▶ GIVEN EXERCISE: Extract each line bearing the word "Reproduce".

▶ RECORD LIST:
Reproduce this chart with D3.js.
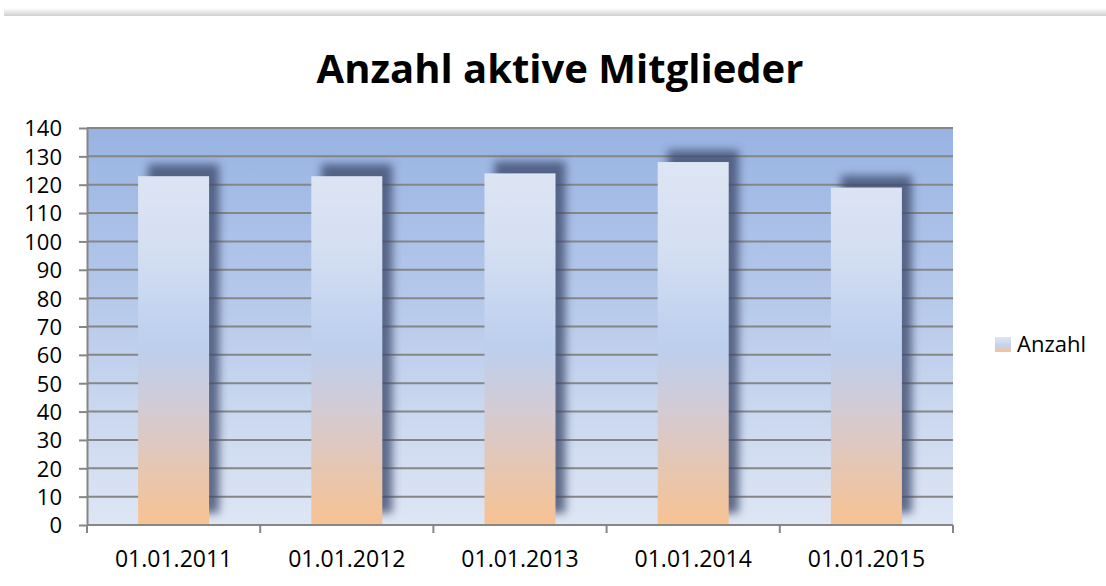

==

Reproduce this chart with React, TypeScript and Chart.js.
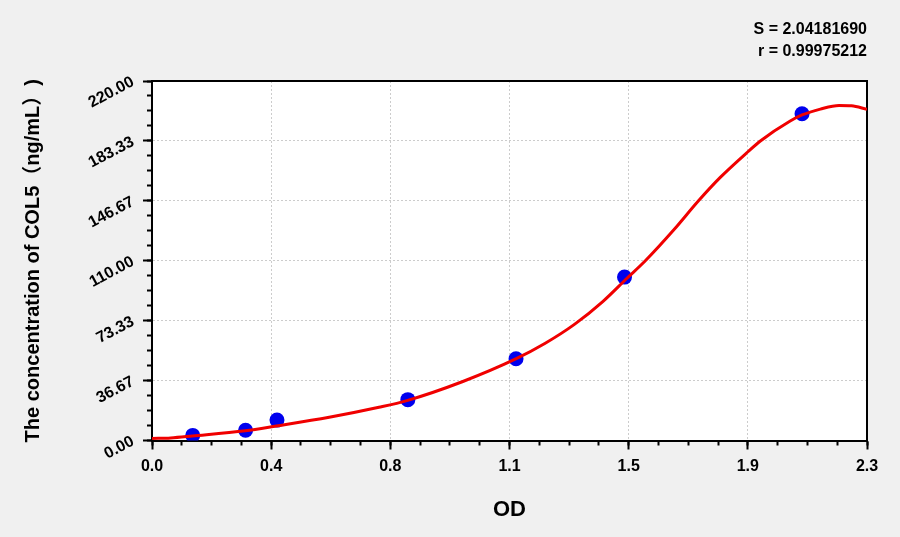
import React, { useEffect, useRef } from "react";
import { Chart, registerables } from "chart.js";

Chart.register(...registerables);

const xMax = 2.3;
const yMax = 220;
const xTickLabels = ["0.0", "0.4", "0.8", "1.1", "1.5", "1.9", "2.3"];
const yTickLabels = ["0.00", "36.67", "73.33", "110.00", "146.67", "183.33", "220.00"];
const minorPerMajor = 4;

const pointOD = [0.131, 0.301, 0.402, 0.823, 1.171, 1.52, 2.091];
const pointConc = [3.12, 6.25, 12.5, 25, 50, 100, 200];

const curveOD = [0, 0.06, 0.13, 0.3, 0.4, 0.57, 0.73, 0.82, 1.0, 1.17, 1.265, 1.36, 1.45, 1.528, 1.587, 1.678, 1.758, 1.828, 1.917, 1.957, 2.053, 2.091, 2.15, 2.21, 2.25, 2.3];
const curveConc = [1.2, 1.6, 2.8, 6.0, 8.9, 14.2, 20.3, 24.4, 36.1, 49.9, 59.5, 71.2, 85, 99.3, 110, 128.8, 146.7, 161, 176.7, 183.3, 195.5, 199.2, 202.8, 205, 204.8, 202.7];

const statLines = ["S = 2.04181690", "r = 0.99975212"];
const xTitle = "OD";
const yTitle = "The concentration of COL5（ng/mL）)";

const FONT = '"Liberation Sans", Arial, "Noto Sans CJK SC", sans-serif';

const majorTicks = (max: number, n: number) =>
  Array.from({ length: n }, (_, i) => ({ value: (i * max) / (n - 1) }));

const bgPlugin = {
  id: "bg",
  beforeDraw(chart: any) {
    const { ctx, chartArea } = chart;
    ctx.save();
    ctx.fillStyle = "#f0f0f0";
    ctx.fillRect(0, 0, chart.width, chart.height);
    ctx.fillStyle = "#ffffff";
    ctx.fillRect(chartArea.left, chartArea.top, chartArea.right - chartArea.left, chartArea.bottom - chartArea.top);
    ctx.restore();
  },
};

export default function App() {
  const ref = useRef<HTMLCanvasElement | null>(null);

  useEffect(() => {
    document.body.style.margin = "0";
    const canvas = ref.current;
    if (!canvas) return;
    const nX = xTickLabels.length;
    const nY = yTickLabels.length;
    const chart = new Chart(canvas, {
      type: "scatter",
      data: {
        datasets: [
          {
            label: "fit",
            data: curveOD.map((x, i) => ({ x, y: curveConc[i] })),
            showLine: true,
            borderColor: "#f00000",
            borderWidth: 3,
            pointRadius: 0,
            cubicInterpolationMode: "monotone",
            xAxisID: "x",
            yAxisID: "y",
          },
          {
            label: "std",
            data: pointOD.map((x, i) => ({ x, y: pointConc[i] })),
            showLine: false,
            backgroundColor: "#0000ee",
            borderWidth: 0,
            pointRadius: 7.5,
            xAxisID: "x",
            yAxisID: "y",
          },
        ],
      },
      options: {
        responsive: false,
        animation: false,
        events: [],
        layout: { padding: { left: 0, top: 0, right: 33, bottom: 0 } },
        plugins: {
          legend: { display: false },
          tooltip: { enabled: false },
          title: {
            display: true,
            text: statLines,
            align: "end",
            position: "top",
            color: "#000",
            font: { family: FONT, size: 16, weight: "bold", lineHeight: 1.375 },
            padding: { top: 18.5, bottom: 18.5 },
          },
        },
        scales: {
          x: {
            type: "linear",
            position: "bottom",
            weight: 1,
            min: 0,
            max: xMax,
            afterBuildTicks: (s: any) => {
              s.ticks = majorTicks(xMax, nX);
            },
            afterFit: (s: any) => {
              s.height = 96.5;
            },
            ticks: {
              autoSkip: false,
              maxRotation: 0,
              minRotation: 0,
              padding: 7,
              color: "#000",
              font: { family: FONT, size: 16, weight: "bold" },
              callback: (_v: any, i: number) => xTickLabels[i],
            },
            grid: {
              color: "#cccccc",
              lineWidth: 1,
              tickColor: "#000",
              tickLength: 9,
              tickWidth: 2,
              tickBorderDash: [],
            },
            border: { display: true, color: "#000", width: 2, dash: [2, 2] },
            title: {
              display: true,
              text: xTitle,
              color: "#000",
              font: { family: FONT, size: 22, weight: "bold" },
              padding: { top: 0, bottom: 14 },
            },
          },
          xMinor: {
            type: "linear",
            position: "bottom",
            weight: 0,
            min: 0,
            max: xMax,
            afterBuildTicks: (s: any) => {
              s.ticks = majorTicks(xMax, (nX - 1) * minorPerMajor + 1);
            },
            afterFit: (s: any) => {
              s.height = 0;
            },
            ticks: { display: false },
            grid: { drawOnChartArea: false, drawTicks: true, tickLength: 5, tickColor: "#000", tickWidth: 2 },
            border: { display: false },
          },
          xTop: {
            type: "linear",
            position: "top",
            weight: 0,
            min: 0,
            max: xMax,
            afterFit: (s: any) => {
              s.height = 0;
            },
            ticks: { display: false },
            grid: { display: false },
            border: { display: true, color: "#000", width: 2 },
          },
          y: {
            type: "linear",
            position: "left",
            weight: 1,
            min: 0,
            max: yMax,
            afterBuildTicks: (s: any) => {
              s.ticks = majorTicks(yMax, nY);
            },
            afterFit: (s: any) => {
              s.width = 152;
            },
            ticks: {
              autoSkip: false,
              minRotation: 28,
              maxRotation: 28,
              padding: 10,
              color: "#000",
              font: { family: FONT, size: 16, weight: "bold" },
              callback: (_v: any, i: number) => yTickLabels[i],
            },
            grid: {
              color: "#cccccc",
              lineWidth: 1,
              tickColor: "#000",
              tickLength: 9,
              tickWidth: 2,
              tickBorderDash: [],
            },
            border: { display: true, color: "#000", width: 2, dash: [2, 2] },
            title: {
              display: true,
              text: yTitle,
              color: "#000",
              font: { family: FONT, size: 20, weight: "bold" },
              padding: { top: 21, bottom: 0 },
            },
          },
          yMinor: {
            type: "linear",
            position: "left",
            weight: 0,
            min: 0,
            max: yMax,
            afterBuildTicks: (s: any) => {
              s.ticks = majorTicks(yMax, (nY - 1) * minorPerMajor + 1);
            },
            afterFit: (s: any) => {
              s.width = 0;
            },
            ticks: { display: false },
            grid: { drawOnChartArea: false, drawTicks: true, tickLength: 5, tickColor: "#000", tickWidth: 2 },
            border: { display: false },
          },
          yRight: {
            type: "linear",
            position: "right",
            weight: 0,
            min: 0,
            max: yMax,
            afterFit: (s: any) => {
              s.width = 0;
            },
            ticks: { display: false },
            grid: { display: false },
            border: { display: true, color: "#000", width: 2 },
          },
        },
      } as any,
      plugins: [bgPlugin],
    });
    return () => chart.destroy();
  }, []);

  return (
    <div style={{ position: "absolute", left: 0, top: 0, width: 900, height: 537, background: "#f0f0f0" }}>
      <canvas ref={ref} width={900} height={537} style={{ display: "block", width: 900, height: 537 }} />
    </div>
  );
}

---

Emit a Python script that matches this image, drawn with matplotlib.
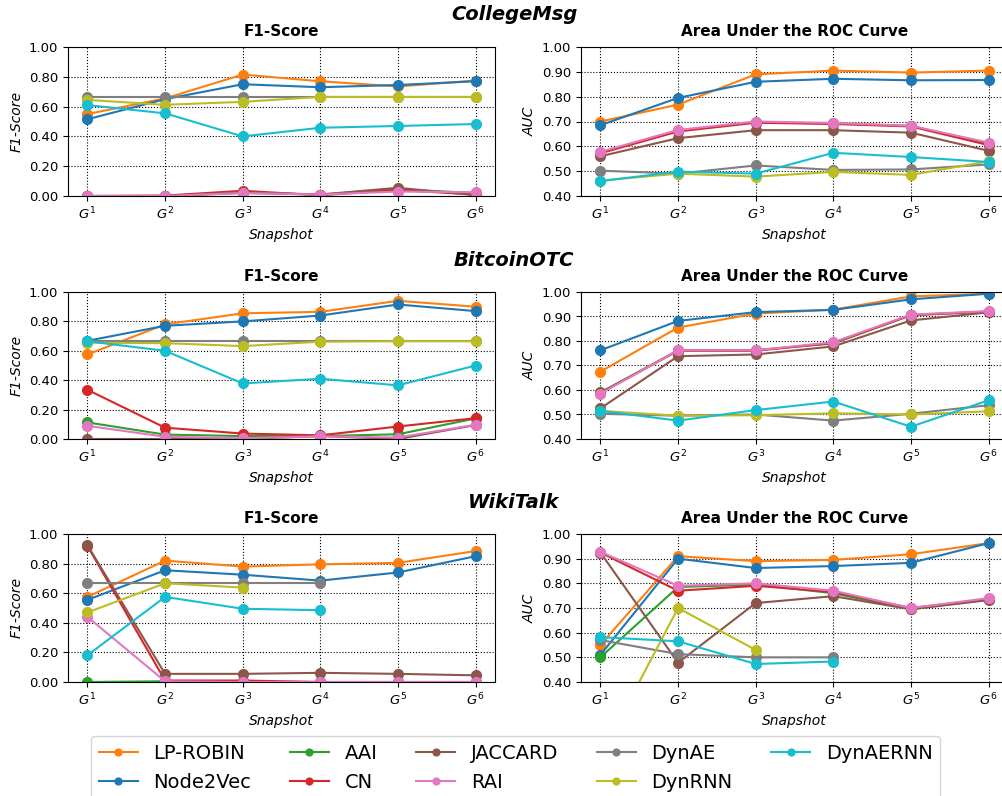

▶ SOLUTION TO THE PROBLEM:
Reproduce this chart with D3.js.
Reproduce this chart with React, TypeScript and Chart.js.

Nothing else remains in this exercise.